TASK BRIEF | Leave the pictures out. Return all other data exactly.

DATASET EXTRACT |

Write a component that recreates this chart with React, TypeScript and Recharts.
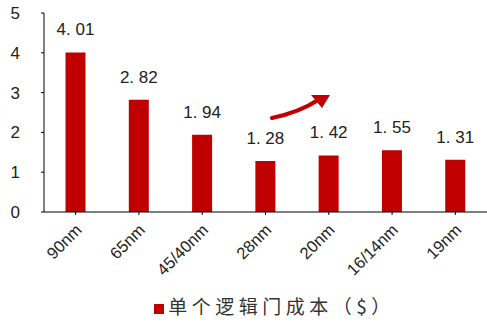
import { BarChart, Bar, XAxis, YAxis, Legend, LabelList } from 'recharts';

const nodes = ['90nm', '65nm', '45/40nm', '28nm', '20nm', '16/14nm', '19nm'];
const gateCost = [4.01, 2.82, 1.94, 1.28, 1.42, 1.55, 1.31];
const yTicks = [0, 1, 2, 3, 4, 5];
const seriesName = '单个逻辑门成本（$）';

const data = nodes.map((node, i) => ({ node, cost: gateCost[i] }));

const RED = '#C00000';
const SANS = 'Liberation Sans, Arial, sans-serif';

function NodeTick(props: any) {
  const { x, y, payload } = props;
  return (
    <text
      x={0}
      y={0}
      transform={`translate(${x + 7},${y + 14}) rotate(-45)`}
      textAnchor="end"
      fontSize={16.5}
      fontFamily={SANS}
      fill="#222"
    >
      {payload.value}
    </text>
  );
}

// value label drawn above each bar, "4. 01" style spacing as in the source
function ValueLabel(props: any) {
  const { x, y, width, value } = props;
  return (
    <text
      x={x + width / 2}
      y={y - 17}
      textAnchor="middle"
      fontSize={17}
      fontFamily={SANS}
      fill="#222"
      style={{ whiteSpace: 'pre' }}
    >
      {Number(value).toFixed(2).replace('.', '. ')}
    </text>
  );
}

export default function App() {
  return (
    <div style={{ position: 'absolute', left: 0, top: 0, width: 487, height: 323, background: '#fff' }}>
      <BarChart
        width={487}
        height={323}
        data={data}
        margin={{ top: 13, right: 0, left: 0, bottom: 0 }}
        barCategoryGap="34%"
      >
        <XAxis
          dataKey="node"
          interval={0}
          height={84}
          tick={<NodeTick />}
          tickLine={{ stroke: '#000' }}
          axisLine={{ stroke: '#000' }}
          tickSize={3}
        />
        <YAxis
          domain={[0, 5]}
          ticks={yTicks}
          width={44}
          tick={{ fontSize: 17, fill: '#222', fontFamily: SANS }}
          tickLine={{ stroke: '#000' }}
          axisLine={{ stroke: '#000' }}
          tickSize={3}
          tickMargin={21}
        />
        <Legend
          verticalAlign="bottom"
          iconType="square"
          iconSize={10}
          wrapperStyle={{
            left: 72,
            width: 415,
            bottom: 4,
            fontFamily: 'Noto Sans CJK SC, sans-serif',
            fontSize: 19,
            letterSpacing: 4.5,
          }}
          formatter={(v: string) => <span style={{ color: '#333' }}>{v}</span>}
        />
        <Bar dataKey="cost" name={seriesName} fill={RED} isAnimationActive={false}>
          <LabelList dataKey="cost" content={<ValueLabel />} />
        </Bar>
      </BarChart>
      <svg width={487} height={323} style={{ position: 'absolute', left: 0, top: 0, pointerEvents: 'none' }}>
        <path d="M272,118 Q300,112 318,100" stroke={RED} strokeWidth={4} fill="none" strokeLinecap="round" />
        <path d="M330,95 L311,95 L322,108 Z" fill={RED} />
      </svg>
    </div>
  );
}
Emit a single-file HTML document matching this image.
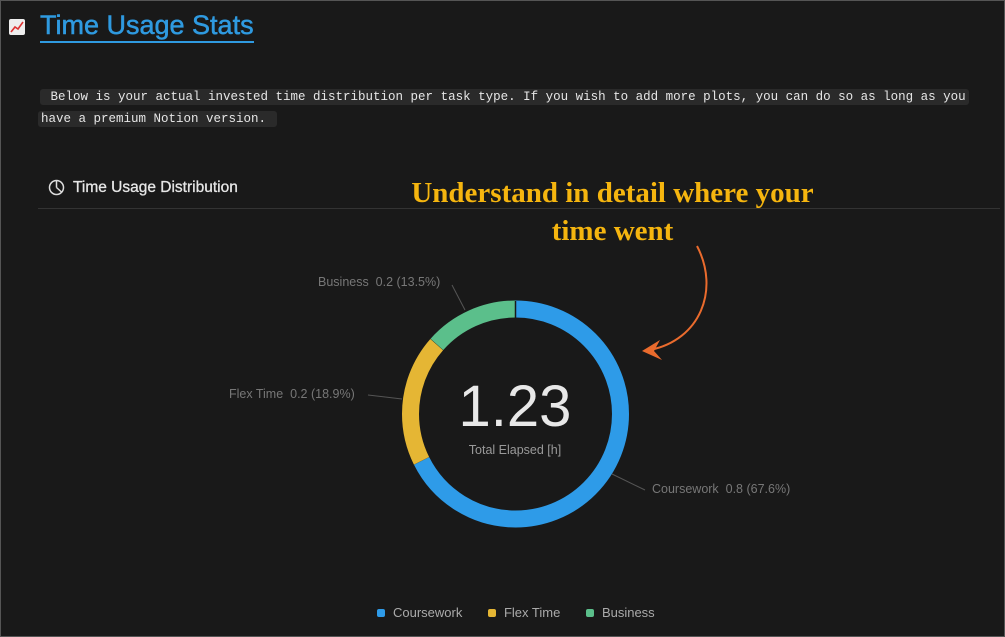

OUTPUT OF THE EXERCISE |
Write a component that recreates this chart with React, TypeScript and Recharts.
import { BarChart, Bar, XAxis, YAxis, Legend, LabelList } from 'recharts';

const nodes = ['90nm', '65nm', '45/40nm', '28nm', '20nm', '16/14nm', '19nm'];
const gateCost = [4.01, 2.82, 1.94, 1.28, 1.42, 1.55, 1.31];
const yTicks = [0, 1, 2, 3, 4, 5];
const seriesName = '单个逻辑门成本（$）';

const data = nodes.map((node, i) => ({ node, cost: gateCost[i] }));

const RED = '#C00000';
const SANS = 'Liberation Sans, Arial, sans-serif';

function NodeTick(props: any) {
  const { x, y, payload } = props;
  return (
    <text
      x={0}
      y={0}
      transform={`translate(${x + 7},${y + 14}) rotate(-45)`}
      textAnchor="end"
      fontSize={16.5}
      fontFamily={SANS}
      fill="#222"
    >
      {payload.value}
    </text>
  );
}

// value label drawn above each bar, "4. 01" style spacing as in the source
function ValueLabel(props: any) {
  const { x, y, width, value } = props;
  return (
    <text
      x={x + width / 2}
      y={y - 17}
      textAnchor="middle"
      fontSize={17}
      fontFamily={SANS}
      fill="#222"
      style={{ whiteSpace: 'pre' }}
    >
      {Number(value).toFixed(2).replace('.', '. ')}
    </text>
  );
}

export default function App() {
  return (
    <div style={{ position: 'absolute', left: 0, top: 0, width: 487, height: 323, background: '#fff' }}>
      <BarChart
        width={487}
        height={323}
        data={data}
        margin={{ top: 13, right: 0, left: 0, bottom: 0 }}
        barCategoryGap="34%"
      >
        <XAxis
          dataKey="node"
          interval={0}
          height={84}
          tick={<NodeTick />}
          tickLine={{ stroke: '#000' }}
          axisLine={{ stroke: '#000' }}
          tickSize={3}
        />
        <YAxis
          domain={[0, 5]}
          ticks={yTicks}
          width={44}
          tick={{ fontSize: 17, fill: '#222', fontFamily: SANS }}
          tickLine={{ stroke: '#000' }}
          axisLine={{ stroke: '#000' }}
          tickSize={3}
          tickMargin={21}
        />
        <Legend
          verticalAlign="bottom"
          iconType="square"
          iconSize={10}
          wrapperStyle={{
            left: 72,
            width: 415,
            bottom: 4,
            fontFamily: 'Noto Sans CJK SC, sans-serif',
            fontSize: 19,
            letterSpacing: 4.5,
          }}
          formatter={(v: string) => <span style={{ color: '#333' }}>{v}</span>}
        />
        <Bar dataKey="cost" name={seriesName} fill={RED} isAnimationActive={false}>
          <LabelList dataKey="cost" content={<ValueLabel />} />
        </Bar>
      </BarChart>
      <svg width={487} height={323} style={{ position: 'absolute', left: 0, top: 0, pointerEvents: 'none' }}>
        <path d="M272,118 Q300,112 318,100" stroke={RED} strokeWidth={4} fill="none" strokeLinecap="round" />
        <path d="M330,95 L311,95 L322,108 Z" fill={RED} />
      </svg>
    </div>
  );
}
Emit a single-file HTML document matching this image.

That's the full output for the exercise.